Вскоре после возвращения моего из Петрограда произошла Октябрьская революция. Власть перешла в руки Советов. В Троицком посаде переход к новой власти не вызвал резких эксцессов — все произошло сравнительно спокойно. В Лавре еще шла церковная служба (до 1920 года в Троицком соборе).
Помню, в 1918 году, весной, патриарх Тихон приезжал в Троице-Сергиев посад. Мы с отцом идем навстречу ему по зеленому лугу около Киновии.
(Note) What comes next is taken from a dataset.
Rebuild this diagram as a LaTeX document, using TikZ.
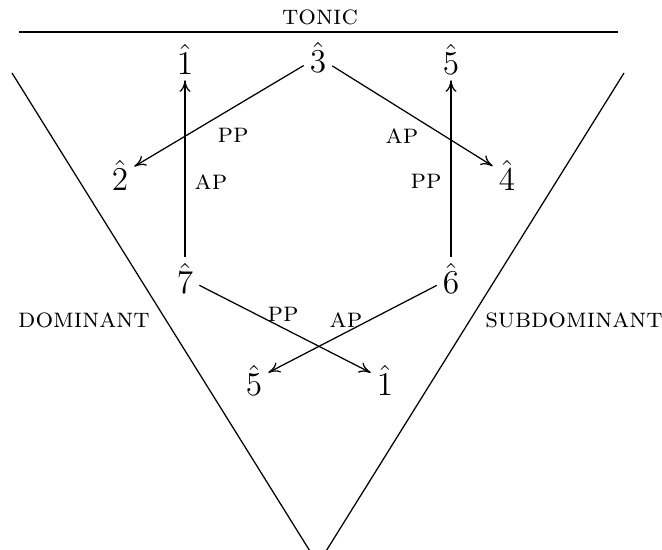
\documentclass[tikz,border=0pt]{standalone}
\usetikzlibrary{arrows.meta}
\begin{document}
\begin{tikzpicture}[x=0.36pt,y=-0.36pt,
  deg/.style={font=\large, inner sep=2pt},
  lab/.style={font=\normalsize\scshape, inner sep=0pt},
  arr/.style={-{To[length=4.2pt,width=4pt]}, line width=0.45pt}]
\useasboundingbox (0,0) rectangle (662,550);
\clip (0,0) rectangle (662,550);
% tonic bar
\node[lab] (tonic) at (320,17) {tonic};
\coordinate (tl) at (19,32);
\coordinate (tr) at (618,32);
\draw[line width=0.45pt] (tl) -- (tr);
% V
\coordinate (vl) at (12,73);
\coordinate (vr) at (624,73);
\coordinate (vb) at (318,564);
\draw[line width=0.45pt] (vl) -- (vb) -- (vr);
\node[lab] (dom) at (84,320) {dominant};
\node[lab] (sub) at (574,320) {subdominant};
% degrees
\node[deg] (t1) at (185,59) {$\hat{1}$};
\node[deg] (t3) at (318,57) {$\hat{3}$};
\node[deg] (t5) at (451,59) {$\hat{5}$};
\node[deg] (m2) at (120,175) {$\hat{2}$};
\node[deg] (m4) at (507,175) {$\hat{4}$};
\node[deg] (m7) at (185,278) {$\hat{7}$};
\node[deg] (m6) at (451,278) {$\hat{6}$};
\node[deg] (b5) at (254,380) {$\hat{5}$};
\node[deg] (b1) at (385,380) {$\hat{1}$};
% arrows
\draw[arr] (m7) -- (t1);
\draw[arr] (t3) -- (m2);
\draw[arr] (t3) -- (m4);
\draw[arr] (m6) -- (t5);
\draw[arr] (m7) -- (b1);
\draw[arr] (m6) -- (b5);
% labels
\node[lab] (l1) at (211,182) {ap};
\node[lab] (l2) at (233,135) {pp};
\node[lab] (l3) at (402,136) {ap};
\node[lab] (l4) at (426,181) {pp};
\node[lab] (l5) at (283,314) {pp};
\node[lab] (l6) at (346,320) {ap};
\end{tikzpicture}
\end{document}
С нами рядом шли три молодых человека — Сережа Сидоров, Сережа Фудель{34} и Коля Чернышев, прекрасные молодые люди, цвет настоящей духовной интеллигенции. Навстречу нам движется патриарх Тихон с крестом, окруженный духовенством, в ярких блестящих ризах, красиво вырисовывающихся на зеленом фоне луга. Вся эта процессия медленно направляется в Троице-Сергиеву Лавру. Боже, как я это живо помню, а ведь сколько лет прошло!
В настоящее время Сережи Сидорова давно уже нет в живых, а двое других еще продолжают свой жизненный путь.
В 1918 году был опубликован декрет об учете и охране памятников искусства и старины. Отец мне сказал, что в Троице-Сергиевом посаде организуется комиссия по охране памятников искусства и старины Троице-Сергиевой Лавры{35}, при ней будет канцелярия, им нужна машинистка, и Павел Александрович Флоренский хочет меня туда устроить. Мне сказали, что я должна пойти на Валовую улицу в дом графа Олсуфьева{36}. В доме этом, в нижнем этаже жил мой будущий начальник, Сергей Павлович Мансуров{37}.